**Aim of the exercise:** Copy out each line exactly; pictures stay out of the copy.
[Information shown start]
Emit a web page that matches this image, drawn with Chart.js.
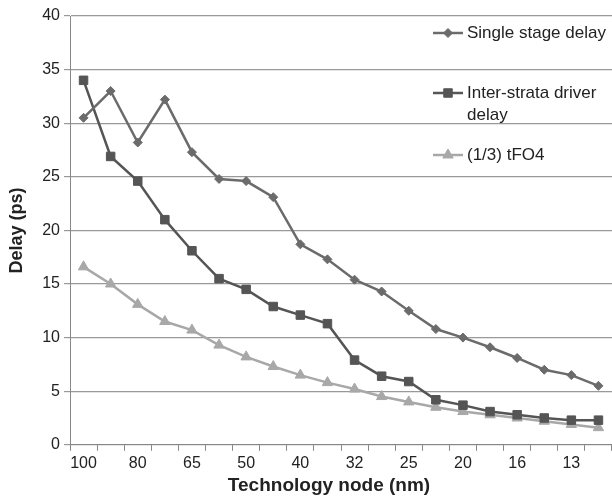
<!DOCTYPE html>
<html>
<head>
<meta charset="utf-8">
<script src="https://cdn.jsdelivr.net/npm/chart.js@4.4.0/dist/chart.umd.min.js"></script>
<style>
  html, body { margin: 0; padding: 0; background: #fff; overflow: hidden; }
  #wrap { width: 612px; height: 500px; position: relative; }
  canvas { display: block; }
</style>
</head>
<body>
<div id="wrap"><canvas id="chart"></canvas></div>
<script>
// technology nodes (only every other one is labelled on the axis)
const nodes = ['100', '90', '80', '72', '65', '57', '50', '45', '40', '36',
  '32', '28', '25', '22', '20', '18', '16', '14', '13', '11'];

const singleStage = [30.5, 33.0, 28.2, 32.2, 27.3, 24.8, 24.6, 23.1, 18.7, 17.3,
  15.4, 14.3, 12.5, 10.8, 10.0, 9.1, 8.1, 7.0, 6.5, 5.5];
const interStrata = [34.0, 26.9, 24.6, 21.0, 18.1, 15.5, 14.5, 12.9, 12.1, 11.3,
  7.9, 6.4, 5.9, 4.2, 3.7, 3.1, 2.8, 2.5, 2.3, 2.3];
const tfo4 = [16.6, 15.0, 13.1, 11.5, 10.7, 9.3, 8.2, 7.3, 6.5, 5.8,
  5.2, 4.5, 4.0, 3.5, 3.1, 2.8, 2.5, 2.2, 1.9, 1.6];

const legendItems = [
  { lines: ['Single stage delay'], color: '#6b6b6b', style: 'rectRot', r: 4.5 },
  { lines: ['Inter-strata driver', 'delay'], color: '#555555', style: 'rect', r: 6 },
  { lines: ['(1/3) tFO4'], color: '#a8a8a8', style: 'triangle', r: 6 },
];

const font = 'Liberation Sans, Arial, sans-serif';

// legend drawn inside the plot, over the gridlines, like the original;
// x axis title drawn here too so it can sit a little left of centre
const extrasPlugin = {
  id: 'extras',
  afterDraw(chart) {
    const ctx = chart.ctx;
    const rows = [33, 93, 155];
    ctx.save();
    ctx.font = '17px ' + font;
    ctx.textBaseline = 'middle';
    legendItems.forEach((item, i) => {
      const y = rows[i];
      ctx.strokeStyle = item.color;
      ctx.lineWidth = 2.5;
      ctx.beginPath();
      ctx.moveTo(433, y);
      ctx.lineTo(463, y);
      ctx.stroke();
      ctx.fillStyle = item.color;
      ctx.lineWidth = 1;
      Chart.helpers.drawPoint(ctx, {
        pointStyle: item.style, radius: item.r, rotation: 0, borderWidth: 1
      }, 448, y);
      ctx.fillStyle = '#222';
      item.lines.forEach((t, j) => ctx.fillText(t, 467, y + j * 22));
    });

    ctx.font = 'bold 19px ' + font;
    ctx.textAlign = 'center';
    ctx.fillText('Technology node (nm)', 329, 486);
    ctx.restore();
  }
};

function series(label, data, color, style, r) {
  return {
    label: label,
    data: data,
    borderColor: color,
    backgroundColor: color,
    borderWidth: 2.5,
    pointStyle: style,
    pointRadius: r,
    pointHoverRadius: r,
    pointBorderWidth: 1,
    tension: 0,
  };
}

new Chart(document.getElementById('chart'), {
  type: 'line',
  data: {
    labels: nodes,
    datasets: [
      series('Single stage delay', singleStage, '#6b6b6b', 'rectRot', 4.5),
      series('Inter-strata driver delay', interStrata, '#555555', 'rect', 6),
      series('(1/3) tFO4', tfo4, '#a8a8a8', 'triangle', 6),
    ],
  },
  options: {
    responsive: true,
    maintainAspectRatio: false,
    animation: false,
    layout: { autoPadding: false, padding: { top: 16, right: -4, left: 6, bottom: 24 } },
    plugins: {
      legend: { display: false },
      tooltip: { enabled: false },
    },
    scales: {
      x: {
        offset: true,
        grid: {
          offset: true,
          drawOnChartArea: false,
          drawTicks: true,
          tickLength: 6,
          color: '#888',
        },
        border: { color: '#888', width: 1 },
        ticks: {
          autoSkip: false,
          maxRotation: 0,
          color: '#222',
          font: { family: font, size: 16 },
          padding: 3,
          callback: function (v, i) { return i % 2 === 0 ? this.getLabelForValue(v) : ''; },
        },
      },
      y: {
        min: 0,
        max: 40,
        grid: { color: '#999', tickLength: 6, lineWidth: 1.2 },
        border: { color: '#888', width: 1 },
        ticks: {
          stepSize: 5,
          color: '#222',
          font: { family: font, size: 16 },
          padding: 4,
        },
        title: {
          display: true,
          text: 'Delay (ps)',
          color: '#222',
          font: { family: font, size: 18, weight: 'bold' },
          padding: { top: 0, bottom: 4 },
        },
        afterFit(scale) { scale.width = 64; },
      },
    },
  },
  plugins: [extrasPlugin],
});
</script>
</body>
</html>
[Information shown end]
**Output for this exercise:**
Emit a web page that matches this image, drawn with Chart.js.
<!DOCTYPE html>
<html>
<head>
<meta charset="utf-8">
<script src="https://cdn.jsdelivr.net/npm/chart.js@4.4.0/dist/chart.umd.min.js"></script>
<style>
  html, body { margin: 0; padding: 0; background: #fff; overflow: hidden; }
  #wrap { width: 612px; height: 500px; position: relative; }
  canvas { display: block; }
</style>
</head>
<body>
<div id="wrap"><canvas id="chart"></canvas></div>
<script>
// technology nodes (only every other one is labelled on the axis)
const nodes = ['100', '90', '80', '72', '65', '57', '50', '45', '40', '36',
  '32', '28', '25', '22', '20', '18', '16', '14', '13', '11'];

const singleStage = [30.5, 33.0, 28.2, 32.2, 27.3, 24.8, 24.6, 23.1, 18.7, 17.3,
  15.4, 14.3, 12.5, 10.8, 10.0, 9.1, 8.1, 7.0, 6.5, 5.5];
const interStrata = [34.0, 26.9, 24.6, 21.0, 18.1, 15.5, 14.5, 12.9, 12.1, 11.3,
  7.9, 6.4, 5.9, 4.2, 3.7, 3.1, 2.8, 2.5, 2.3, 2.3];
const tfo4 = [16.6, 15.0, 13.1, 11.5, 10.7, 9.3, 8.2, 7.3, 6.5, 5.8,
  5.2, 4.5, 4.0, 3.5, 3.1, 2.8, 2.5, 2.2, 1.9, 1.6];

const legendItems = [
  { lines: ['Single stage delay'], color: '#6b6b6b', style: 'rectRot', r: 4.5 },
  { lines: ['Inter-strata driver', 'delay'], color: '#555555', style: 'rect', r: 6 },
  { lines: ['(1/3) tFO4'], color: '#a8a8a8', style: 'triangle', r: 6 },
];

const font = 'Liberation Sans, Arial, sans-serif';

// legend drawn inside the plot, over the gridlines, like the original;
// x axis title drawn here too so it can sit a little left of centre
const extrasPlugin = {
  id: 'extras',
  afterDraw(chart) {
    const ctx = chart.ctx;
    const rows = [33, 93, 155];
    ctx.save();
    ctx.font = '17px ' + font;
    ctx.textBaseline = 'middle';
    legendItems.forEach((item, i) => {
      const y = rows[i];
      ctx.strokeStyle = item.color;
      ctx.lineWidth = 2.5;
      ctx.beginPath();
      ctx.moveTo(433, y);
      ctx.lineTo(463, y);
      ctx.stroke();
      ctx.fillStyle = item.color;
      ctx.lineWidth = 1;
      Chart.helpers.drawPoint(ctx, {
        pointStyle: item.style, radius: item.r, rotation: 0, borderWidth: 1
      }, 448, y);
      ctx.fillStyle = '#222';
      item.lines.forEach((t, j) => ctx.fillText(t, 467, y + j * 22));
    });

    ctx.font = 'bold 19px ' + font;
    ctx.textAlign = 'center';
    ctx.fillText('Technology node (nm)', 329, 486);
    ctx.restore();
  }
};

function series(label, data, color, style, r) {
  return {
    label: label,
    data: data,
    borderColor: color,
    backgroundColor: color,
    borderWidth: 2.5,
    pointStyle: style,
    pointRadius: r,
    pointHoverRadius: r,
    pointBorderWidth: 1,
    tension: 0,
  };
}

new Chart(document.getElementById('chart'), {
  type: 'line',
  data: {
    labels: nodes,
    datasets: [
      series('Single stage delay', singleStage, '#6b6b6b', 'rectRot', 4.5),
      series('Inter-strata driver delay', interStrata, '#555555', 'rect', 6),
      series('(1/3) tFO4', tfo4, '#a8a8a8', 'triangle', 6),
    ],
  },
  options: {
    responsive: true,
    maintainAspectRatio: false,
    animation: false,
    layout: { autoPadding: false, padding: { top: 16, right: -4, left: 6, bottom: 24 } },
    plugins: {
      legend: { display: false },
      tooltip: { enabled: false },
    },
    scales: {
      x: {
        offset: true,
        grid: {
          offset: true,
          drawOnChartArea: false,
          drawTicks: true,
          tickLength: 6,
          color: '#888',
        },
        border: { color: '#888', width: 1 },
        ticks: {
          autoSkip: false,
          maxRotation: 0,
          color: '#222',
          font: { family: font, size: 16 },
          padding: 3,
          callback: function (v, i) { return i % 2 === 0 ? this.getLabelForValue(v) : ''; },
        },
      },
      y: {
        min: 0,
        max: 40,
        grid: { color: '#999', tickLength: 6, lineWidth: 1.2 },
        border: { color: '#888', width: 1 },
        ticks: {
          stepSize: 5,
          color: '#222',
          font: { family: font, size: 16 },
          padding: 4,
        },
        title: {
          display: true,
          text: 'Delay (ps)',
          color: '#222',
          font: { family: font, size: 18, weight: 'bold' },
          padding: { top: 0, bottom: 4 },
        },
        afterFit(scale) { scale.width = 64; },
      },
    },
  },
  plugins: [extrasPlugin],
});
</script>
</body>
</html>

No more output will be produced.